Instructions for the task
Images should be left out, and everything else in the listing reproduced exactly.

Stored data
--*--

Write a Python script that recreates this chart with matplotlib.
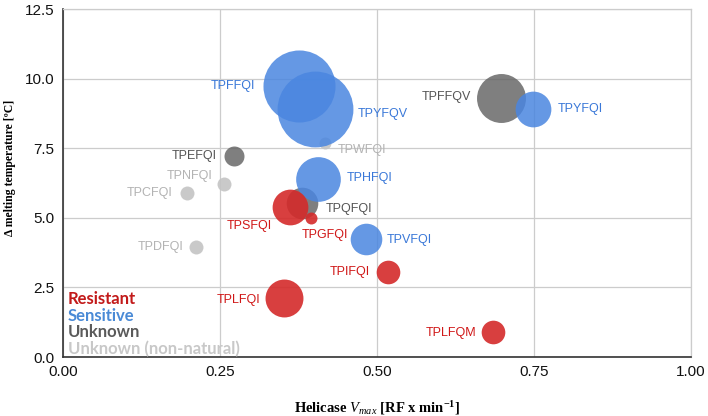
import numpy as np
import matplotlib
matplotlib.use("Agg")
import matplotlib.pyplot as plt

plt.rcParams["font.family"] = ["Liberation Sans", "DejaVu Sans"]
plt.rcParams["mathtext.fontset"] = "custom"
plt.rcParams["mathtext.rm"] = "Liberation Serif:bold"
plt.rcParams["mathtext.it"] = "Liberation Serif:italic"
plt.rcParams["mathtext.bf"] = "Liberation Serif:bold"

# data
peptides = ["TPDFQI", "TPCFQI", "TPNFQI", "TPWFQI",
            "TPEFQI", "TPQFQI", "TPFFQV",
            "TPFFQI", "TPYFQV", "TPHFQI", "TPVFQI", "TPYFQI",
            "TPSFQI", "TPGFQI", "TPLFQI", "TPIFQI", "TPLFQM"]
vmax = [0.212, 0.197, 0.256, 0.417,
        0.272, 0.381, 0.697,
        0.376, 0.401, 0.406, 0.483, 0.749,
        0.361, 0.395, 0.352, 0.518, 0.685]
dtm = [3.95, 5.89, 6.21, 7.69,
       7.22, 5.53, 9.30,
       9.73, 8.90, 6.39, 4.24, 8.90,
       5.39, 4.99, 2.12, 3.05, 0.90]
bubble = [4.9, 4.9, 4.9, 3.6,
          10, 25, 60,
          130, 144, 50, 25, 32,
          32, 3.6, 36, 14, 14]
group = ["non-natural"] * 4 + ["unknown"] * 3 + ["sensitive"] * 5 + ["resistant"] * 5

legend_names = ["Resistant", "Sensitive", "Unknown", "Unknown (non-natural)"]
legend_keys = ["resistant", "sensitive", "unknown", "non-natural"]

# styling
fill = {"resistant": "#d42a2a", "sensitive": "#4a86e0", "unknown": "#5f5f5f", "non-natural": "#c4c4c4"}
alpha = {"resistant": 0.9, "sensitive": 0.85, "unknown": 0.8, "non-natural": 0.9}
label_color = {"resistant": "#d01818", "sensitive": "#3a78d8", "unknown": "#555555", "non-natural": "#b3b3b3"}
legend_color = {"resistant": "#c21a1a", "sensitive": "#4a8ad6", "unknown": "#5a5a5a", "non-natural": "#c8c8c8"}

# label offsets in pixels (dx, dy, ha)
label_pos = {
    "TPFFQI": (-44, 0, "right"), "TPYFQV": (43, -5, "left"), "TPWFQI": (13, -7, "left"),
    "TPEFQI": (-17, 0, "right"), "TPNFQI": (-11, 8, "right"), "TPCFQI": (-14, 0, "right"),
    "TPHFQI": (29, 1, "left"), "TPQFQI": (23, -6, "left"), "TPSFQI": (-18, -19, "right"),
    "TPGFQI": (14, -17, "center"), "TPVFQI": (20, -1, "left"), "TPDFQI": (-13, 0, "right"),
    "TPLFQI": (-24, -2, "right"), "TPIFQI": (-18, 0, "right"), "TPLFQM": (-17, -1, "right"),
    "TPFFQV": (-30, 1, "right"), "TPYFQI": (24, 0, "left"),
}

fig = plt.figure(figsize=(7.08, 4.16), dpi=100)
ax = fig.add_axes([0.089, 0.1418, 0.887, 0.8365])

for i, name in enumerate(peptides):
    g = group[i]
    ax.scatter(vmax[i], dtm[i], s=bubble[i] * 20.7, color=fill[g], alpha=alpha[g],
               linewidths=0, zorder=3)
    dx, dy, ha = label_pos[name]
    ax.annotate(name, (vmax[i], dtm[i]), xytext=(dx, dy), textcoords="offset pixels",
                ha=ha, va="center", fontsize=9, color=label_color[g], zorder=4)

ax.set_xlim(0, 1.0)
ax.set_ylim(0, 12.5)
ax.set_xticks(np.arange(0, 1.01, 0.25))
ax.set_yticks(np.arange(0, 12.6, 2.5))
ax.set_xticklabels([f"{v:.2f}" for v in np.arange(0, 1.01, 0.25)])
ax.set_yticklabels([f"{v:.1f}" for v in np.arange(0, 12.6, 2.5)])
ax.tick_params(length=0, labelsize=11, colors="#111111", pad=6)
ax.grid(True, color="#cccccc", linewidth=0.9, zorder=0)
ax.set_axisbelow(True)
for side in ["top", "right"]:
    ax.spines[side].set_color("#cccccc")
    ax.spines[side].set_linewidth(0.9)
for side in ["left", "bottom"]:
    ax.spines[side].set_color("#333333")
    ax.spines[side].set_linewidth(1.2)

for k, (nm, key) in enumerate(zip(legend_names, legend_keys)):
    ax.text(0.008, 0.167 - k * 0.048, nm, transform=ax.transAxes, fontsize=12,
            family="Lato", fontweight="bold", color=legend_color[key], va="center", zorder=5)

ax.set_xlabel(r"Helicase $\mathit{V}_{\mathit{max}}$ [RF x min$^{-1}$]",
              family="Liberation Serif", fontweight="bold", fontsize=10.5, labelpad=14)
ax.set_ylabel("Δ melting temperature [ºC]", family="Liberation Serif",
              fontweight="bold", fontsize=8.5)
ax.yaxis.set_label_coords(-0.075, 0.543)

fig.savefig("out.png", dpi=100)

--*--

Problem solution
Write a Python script that recreates this chart with matplotlib.
import numpy as np
import matplotlib
matplotlib.use("Agg")
import matplotlib.pyplot as plt

plt.rcParams["font.family"] = ["Liberation Sans", "DejaVu Sans"]
plt.rcParams["mathtext.fontset"] = "custom"
plt.rcParams["mathtext.rm"] = "Liberation Serif:bold"
plt.rcParams["mathtext.it"] = "Liberation Serif:italic"
plt.rcParams["mathtext.bf"] = "Liberation Serif:bold"

# data
peptides = ["TPDFQI", "TPCFQI", "TPNFQI", "TPWFQI",
            "TPEFQI", "TPQFQI", "TPFFQV",
            "TPFFQI", "TPYFQV", "TPHFQI", "TPVFQI", "TPYFQI",
            "TPSFQI", "TPGFQI", "TPLFQI", "TPIFQI", "TPLFQM"]
vmax = [0.212, 0.197, 0.256, 0.417,
        0.272, 0.381, 0.697,
        0.376, 0.401, 0.406, 0.483, 0.749,
        0.361, 0.395, 0.352, 0.518, 0.685]
dtm = [3.95, 5.89, 6.21, 7.69,
       7.22, 5.53, 9.30,
       9.73, 8.90, 6.39, 4.24, 8.90,
       5.39, 4.99, 2.12, 3.05, 0.90]
bubble = [4.9, 4.9, 4.9, 3.6,
          10, 25, 60,
          130, 144, 50, 25, 32,
          32, 3.6, 36, 14, 14]
group = ["non-natural"] * 4 + ["unknown"] * 3 + ["sensitive"] * 5 + ["resistant"] * 5

legend_names = ["Resistant", "Sensitive", "Unknown", "Unknown (non-natural)"]
legend_keys = ["resistant", "sensitive", "unknown", "non-natural"]

# styling
fill = {"resistant": "#d42a2a", "sensitive": "#4a86e0", "unknown": "#5f5f5f", "non-natural": "#c4c4c4"}
alpha = {"resistant": 0.9, "sensitive": 0.85, "unknown": 0.8, "non-natural": 0.9}
label_color = {"resistant": "#d01818", "sensitive": "#3a78d8", "unknown": "#555555", "non-natural": "#b3b3b3"}
legend_color = {"resistant": "#c21a1a", "sensitive": "#4a8ad6", "unknown": "#5a5a5a", "non-natural": "#c8c8c8"}

# label offsets in pixels (dx, dy, ha)
label_pos = {
    "TPFFQI": (-44, 0, "right"), "TPYFQV": (43, -5, "left"), "TPWFQI": (13, -7, "left"),
    "TPEFQI": (-17, 0, "right"), "TPNFQI": (-11, 8, "right"), "TPCFQI": (-14, 0, "right"),
    "TPHFQI": (29, 1, "left"), "TPQFQI": (23, -6, "left"), "TPSFQI": (-18, -19, "right"),
    "TPGFQI": (14, -17, "center"), "TPVFQI": (20, -1, "left"), "TPDFQI": (-13, 0, "right"),
    "TPLFQI": (-24, -2, "right"), "TPIFQI": (-18, 0, "right"), "TPLFQM": (-17, -1, "right"),
    "TPFFQV": (-30, 1, "right"), "TPYFQI": (24, 0, "left"),
}

fig = plt.figure(figsize=(7.08, 4.16), dpi=100)
ax = fig.add_axes([0.089, 0.1418, 0.887, 0.8365])

for i, name in enumerate(peptides):
    g = group[i]
    ax.scatter(vmax[i], dtm[i], s=bubble[i] * 20.7, color=fill[g], alpha=alpha[g],
               linewidths=0, zorder=3)
    dx, dy, ha = label_pos[name]
    ax.annotate(name, (vmax[i], dtm[i]), xytext=(dx, dy), textcoords="offset pixels",
                ha=ha, va="center", fontsize=9, color=label_color[g], zorder=4)

ax.set_xlim(0, 1.0)
ax.set_ylim(0, 12.5)
ax.set_xticks(np.arange(0, 1.01, 0.25))
ax.set_yticks(np.arange(0, 12.6, 2.5))
ax.set_xticklabels([f"{v:.2f}" for v in np.arange(0, 1.01, 0.25)])
ax.set_yticklabels([f"{v:.1f}" for v in np.arange(0, 12.6, 2.5)])
ax.tick_params(length=0, labelsize=11, colors="#111111", pad=6)
ax.grid(True, color="#cccccc", linewidth=0.9, zorder=0)
ax.set_axisbelow(True)
for side in ["top", "right"]:
    ax.spines[side].set_color("#cccccc")
    ax.spines[side].set_linewidth(0.9)
for side in ["left", "bottom"]:
    ax.spines[side].set_color("#333333")
    ax.spines[side].set_linewidth(1.2)

for k, (nm, key) in enumerate(zip(legend_names, legend_keys)):
    ax.text(0.008, 0.167 - k * 0.048, nm, transform=ax.transAxes, fontsize=12,
            family="Lato", fontweight="bold", color=legend_color[key], va="center", zorder=5)

ax.set_xlabel(r"Helicase $\mathit{V}_{\mathit{max}}$ [RF x min$^{-1}$]",
              family="Liberation Serif", fontweight="bold", fontsize=10.5, labelpad=14)
ax.set_ylabel("Δ melting temperature [ºC]", family="Liberation Serif",
              fontweight="bold", fontsize=8.5)
ax.yaxis.set_label_coords(-0.075, 0.543)

fig.savefig("out.png", dpi=100)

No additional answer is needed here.